Exercise goal ->
Every record below should be transcribed exactly. Omit the images.
-------- Listed entries
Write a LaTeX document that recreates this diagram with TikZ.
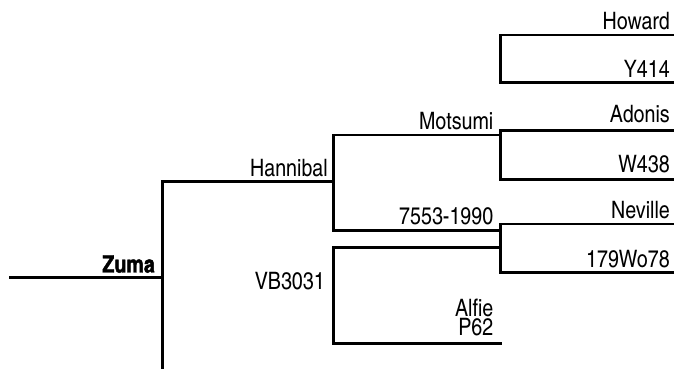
\documentclass[tikz,border=0pt]{standalone}
\usepackage{fontspec}
\newfontfamily\cnfont{texgyreheroscn-regular.otf}[BoldFont=texgyreheroscn-bold.otf,BoldFeatures={FakeBold=1.5}]
\begin{document}
\begin{tikzpicture}[x=1pt,y=1pt,
  lbl/.style={anchor=base east, inner sep=0pt, font=\cnfont\fontsize{24}{24}\selectfont},
  bl/.style={lbl, font=\cnfont\bfseries\fontsize{24}{24}\selectfont},
  ln/.style={line width=2.8pt, line join=miter, line cap=rect}]
\useasboundingbox (0,0) rectangle (683,369);
% junction coordinates (y measured from the bottom)
\coordinate (z0) at (10,91.3);
\coordinate (z1) at (162.7,91.3);
\coordinate (zt) at (162.7,187.3);
\coordinate (zb) at (162.7,-2);
\coordinate (h1) at (333.3,187.3);
\coordinate (ht) at (333.3,234);
\coordinate (hb) at (333.3,138.3);
\coordinate (m1) at (500.7,234);
\coordinate (s1) at (500.7,138.3);
\coordinate (v0) at (333.3,121.7);
\coordinate (v1) at (500.7,121.7);
\coordinate (vb) at (333.3,25.7);
\coordinate (p1) at (500.7,25.7);
% brackets
\coordinate (ho0) at (500.7,334);  \coordinate (ho1) at (672.7,334);
\coordinate (y0) at (500.7,286.5); \coordinate (y1) at (672.7,286.5);
\coordinate (a0) at (500.7,238.3); \coordinate (a1) at (672.7,238.3);
\coordinate (w0) at (500.7,189.7); \coordinate (w1) at (672.7,189.7);
\coordinate (n0) at (500.7,145);   \coordinate (n1) at (672.7,145);
\coordinate (c0) at (500.7,96.5);  \coordinate (c1) at (672.7,96.5);
% lines
\draw[ln] (z0) -- (z1);
\draw[ln] (zb) -- (zt) -- (h1);
\draw[ln] (m1) -- (ht) -- (hb) -- (s1);
\draw[ln] (v1) -- (v0) -- (vb) -- (p1);
\draw[ln] (ho1) -- (ho0) -- (y0) -- (y1);
\draw[ln] (a1) -- (a0) -- (w0) -- (w1);
\draw[ln] (n1) -- (n0) -- (c0) -- (c1);
% labels
\node[lbl] (howard) at (670,339) {Howard};
\node[lbl] (y414) at (670,291) {Y414};
\node[lbl] (adonis) at (670,246) {Adonis};
\node[lbl] (w438) at (670,196.3) {W438};
\node[lbl] (neville) at (670,150.7) {Neville};
\node[lbl] (wo78) at (670,101.7) {179Wo78};
\node[lbl] (motsumi) at (493.5,239) {Motsumi};
\node[lbl] (n7553) at (493.5,144) {7553-1990};
\node[lbl] (hannibal) at (328,192.3) {Hannibal};
\node[lbl] (vb3031) at (325,79) {VB3031};
\node[lbl, align=right, anchor=south east, font=\cnfont\fontsize{24}{19.5}\selectfont] (alfie) at (493.5,32.5) {Alfie\\P62};
\node[bl] (zuma) at (155,96.5) {Zuma};
\end{tikzpicture}
\end{document}
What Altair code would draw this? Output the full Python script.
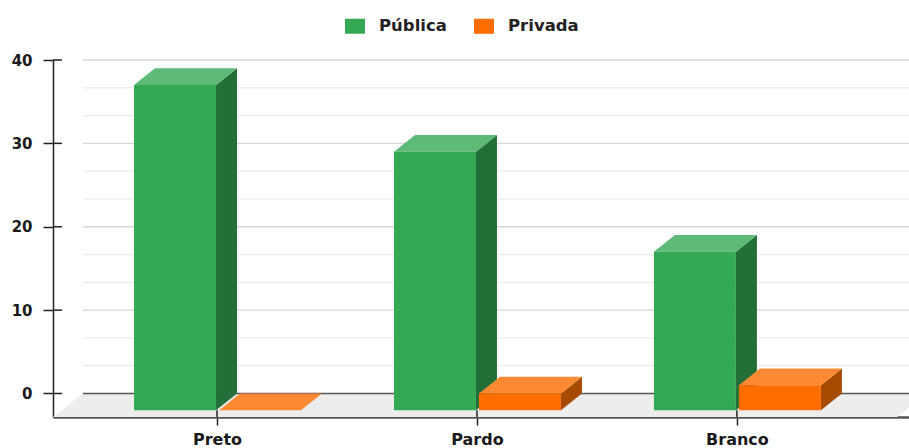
----------------
Result of this task ->
Write a LaTeX document that recreates this diagram with TikZ.
\documentclass[tikz,border=0pt]{standalone}
\usepackage{fontspec}
\newfontfamily\cnfont{texgyreheroscn-regular.otf}[BoldFont=texgyreheroscn-bold.otf,BoldFeatures={FakeBold=1.5}]
\begin{document}
\begin{tikzpicture}[x=1pt,y=1pt,
  lbl/.style={anchor=base east, inner sep=0pt, font=\cnfont\fontsize{24}{24}\selectfont},
  bl/.style={lbl, font=\cnfont\bfseries\fontsize{24}{24}\selectfont},
  ln/.style={line width=2.8pt, line join=miter, line cap=rect}]
\useasboundingbox (0,0) rectangle (683,369);
% junction coordinates (y measured from the bottom)
\coordinate (z0) at (10,91.3);
\coordinate (z1) at (162.7,91.3);
\coordinate (zt) at (162.7,187.3);
\coordinate (zb) at (162.7,-2);
\coordinate (h1) at (333.3,187.3);
\coordinate (ht) at (333.3,234);
\coordinate (hb) at (333.3,138.3);
\coordinate (m1) at (500.7,234);
\coordinate (s1) at (500.7,138.3);
\coordinate (v0) at (333.3,121.7);
\coordinate (v1) at (500.7,121.7);
\coordinate (vb) at (333.3,25.7);
\coordinate (p1) at (500.7,25.7);
% brackets
\coordinate (ho0) at (500.7,334);  \coordinate (ho1) at (672.7,334);
\coordinate (y0) at (500.7,286.5); \coordinate (y1) at (672.7,286.5);
\coordinate (a0) at (500.7,238.3); \coordinate (a1) at (672.7,238.3);
\coordinate (w0) at (500.7,189.7); \coordinate (w1) at (672.7,189.7);
\coordinate (n0) at (500.7,145);   \coordinate (n1) at (672.7,145);
\coordinate (c0) at (500.7,96.5);  \coordinate (c1) at (672.7,96.5);
% lines
\draw[ln] (z0) -- (z1);
\draw[ln] (zb) -- (zt) -- (h1);
\draw[ln] (m1) -- (ht) -- (hb) -- (s1);
\draw[ln] (v1) -- (v0) -- (vb) -- (p1);
\draw[ln] (ho1) -- (ho0) -- (y0) -- (y1);
\draw[ln] (a1) -- (a0) -- (w0) -- (w1);
\draw[ln] (n1) -- (n0) -- (c0) -- (c1);
% labels
\node[lbl] (howard) at (670,339) {Howard};
\node[lbl] (y414) at (670,291) {Y414};
\node[lbl] (adonis) at (670,246) {Adonis};
\node[lbl] (w438) at (670,196.3) {W438};
\node[lbl] (neville) at (670,150.7) {Neville};
\node[lbl] (wo78) at (670,101.7) {179Wo78};
\node[lbl] (motsumi) at (493.5,239) {Motsumi};
\node[lbl] (n7553) at (493.5,144) {7553-1990};
\node[lbl] (hannibal) at (328,192.3) {Hannibal};
\node[lbl] (vb3031) at (325,79) {VB3031};
\node[lbl, align=right, anchor=south east, font=\cnfont\fontsize{24}{19.5}\selectfont] (alfie) at (493.5,32.5) {Alfie\\P62};
\node[bl] (zuma) at (155,96.5) {Zuma};
\end{tikzpicture}
\end{document}
What Altair code would draw this? Output the full Python script.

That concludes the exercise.